New on DVD: "The Stunt Man"
The 1980 forgotten gem The Stunt Man gets a new DVD box set release.
By Jason Henderson, Fri., Jan. 18, 2002
The Stunt Man (1980)
The Sinister Saga of Making 'The Stunt Man' (2001)Anchor Bay Entertainment The new, limited edition The Stunt Man DVD offers a glimpse into Development Hell, presenting Richard Rush's strange existential action movie with a documentary, The Sinister Saga of Making 'The Stunt Man,' that explains why almost no one ever saw it. Presented in widescreen format with commentary from Rush, Oscar-nominated star Peter O'Toole, Texan actor Steve Railsback, and Barbara Hershey, the movie tells the story of a Vietnam vet (Railsback) who wanders into a World War I movie set that O'Toole runs like de Sade at Charenton Asylum.

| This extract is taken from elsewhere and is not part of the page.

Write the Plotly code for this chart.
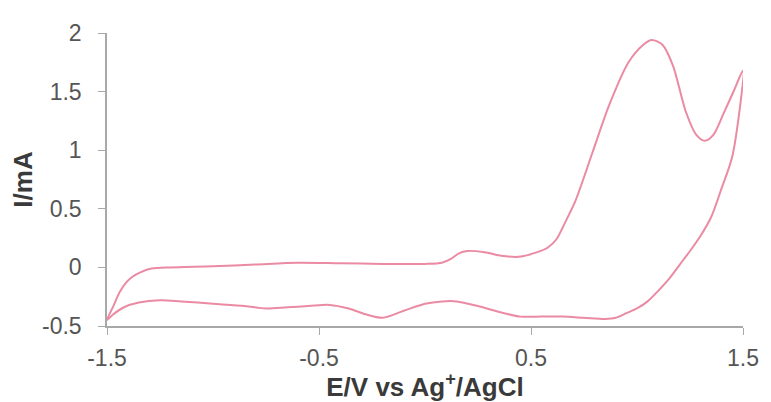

O'Toole is the marvelously fey and sinister Eli Cross (a role nearly every magazine in the country called the greatest of O'Toole's career). Cross offers to protect Railsback's character from his pursuers if the convict will become his head stuntman. As Cross swoops about on an enormous crane, everywhere at once, the new stuntman has to perform stunts that grow increasingly strange and deadly. Is Cross trying to kill him? Or is he just trying to make the most stirring anti-war war picture ever? O'Toole plays his seductive, grand, and dangerous director part as if this might be the role he wants to be remembered for. The movie earned Rush his place as François Truffaut's favorite American director, but the studio took one look at the piece and practically refused to release it. (They wanted a simple action movie.) In the companion DVD, the 2001 documentary The Sinister Saga of Making 'The Stunt Man,' Rush, cast, and crew tell us why a movie can sell out test markets, gain rave reviews nationwide, win six Golden Globes and receive three Oscar nominations, and still never receive a wide release. Why? Because it looked "hard to sell." This cautionary tale is a queasy one for anyone who wants to make movies (and a little self-indulgent on Rush's part, as he reads us snippets from every rave review), but it's a must-see for voyeurs of Hollywood.